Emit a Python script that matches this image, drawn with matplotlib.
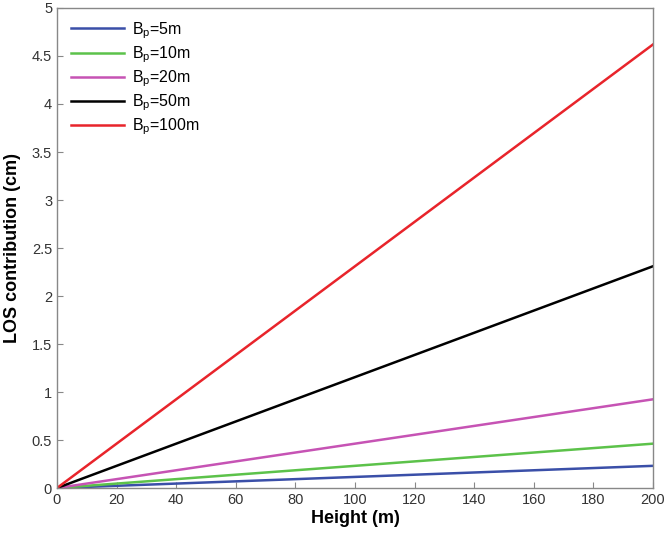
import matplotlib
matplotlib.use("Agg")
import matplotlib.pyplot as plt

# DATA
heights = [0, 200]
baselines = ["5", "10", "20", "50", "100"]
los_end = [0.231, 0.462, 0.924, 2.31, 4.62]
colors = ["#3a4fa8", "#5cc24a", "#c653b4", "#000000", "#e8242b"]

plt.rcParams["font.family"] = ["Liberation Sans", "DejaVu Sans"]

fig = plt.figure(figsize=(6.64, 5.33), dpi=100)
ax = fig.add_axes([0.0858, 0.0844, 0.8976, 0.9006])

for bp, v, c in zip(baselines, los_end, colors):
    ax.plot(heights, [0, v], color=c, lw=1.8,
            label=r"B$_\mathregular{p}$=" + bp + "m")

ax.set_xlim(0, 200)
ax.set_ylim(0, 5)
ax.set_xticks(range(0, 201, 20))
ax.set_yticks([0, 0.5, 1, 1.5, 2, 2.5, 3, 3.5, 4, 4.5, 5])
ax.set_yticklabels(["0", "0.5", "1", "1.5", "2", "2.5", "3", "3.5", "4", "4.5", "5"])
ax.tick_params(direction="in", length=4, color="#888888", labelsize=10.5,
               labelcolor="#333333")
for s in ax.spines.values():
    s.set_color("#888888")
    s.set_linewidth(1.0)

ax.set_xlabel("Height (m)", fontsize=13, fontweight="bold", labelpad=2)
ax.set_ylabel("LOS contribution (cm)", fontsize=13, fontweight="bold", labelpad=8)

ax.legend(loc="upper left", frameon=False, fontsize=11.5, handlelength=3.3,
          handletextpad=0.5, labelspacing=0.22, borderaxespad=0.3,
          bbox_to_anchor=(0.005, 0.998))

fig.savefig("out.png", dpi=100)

- [GIVEN PROBLEM]: Retype the whole listing exactly and leave the pictures out.

- [TASK OUTPUT]:
Emit a Python script that matches this image, drawn with matplotlib.
import matplotlib
matplotlib.use("Agg")
import matplotlib.pyplot as plt

# DATA
heights = [0, 200]
baselines = ["5", "10", "20", "50", "100"]
los_end = [0.231, 0.462, 0.924, 2.31, 4.62]
colors = ["#3a4fa8", "#5cc24a", "#c653b4", "#000000", "#e8242b"]

plt.rcParams["font.family"] = ["Liberation Sans", "DejaVu Sans"]

fig = plt.figure(figsize=(6.64, 5.33), dpi=100)
ax = fig.add_axes([0.0858, 0.0844, 0.8976, 0.9006])

for bp, v, c in zip(baselines, los_end, colors):
    ax.plot(heights, [0, v], color=c, lw=1.8,
            label=r"B$_\mathregular{p}$=" + bp + "m")

ax.set_xlim(0, 200)
ax.set_ylim(0, 5)
ax.set_xticks(range(0, 201, 20))
ax.set_yticks([0, 0.5, 1, 1.5, 2, 2.5, 3, 3.5, 4, 4.5, 5])
ax.set_yticklabels(["0", "0.5", "1", "1.5", "2", "2.5", "3", "3.5", "4", "4.5", "5"])
ax.tick_params(direction="in", length=4, color="#888888", labelsize=10.5,
               labelcolor="#333333")
for s in ax.spines.values():
    s.set_color("#888888")
    s.set_linewidth(1.0)

ax.set_xlabel("Height (m)", fontsize=13, fontweight="bold", labelpad=2)
ax.set_ylabel("LOS contribution (cm)", fontsize=13, fontweight="bold", labelpad=8)

ax.legend(loc="upper left", frameon=False, fontsize=11.5, handlelength=3.3,
          handletextpad=0.5, labelspacing=0.22, borderaxespad=0.3,
          bbox_to_anchor=(0.005, 0.998))

fig.savefig("out.png", dpi=100)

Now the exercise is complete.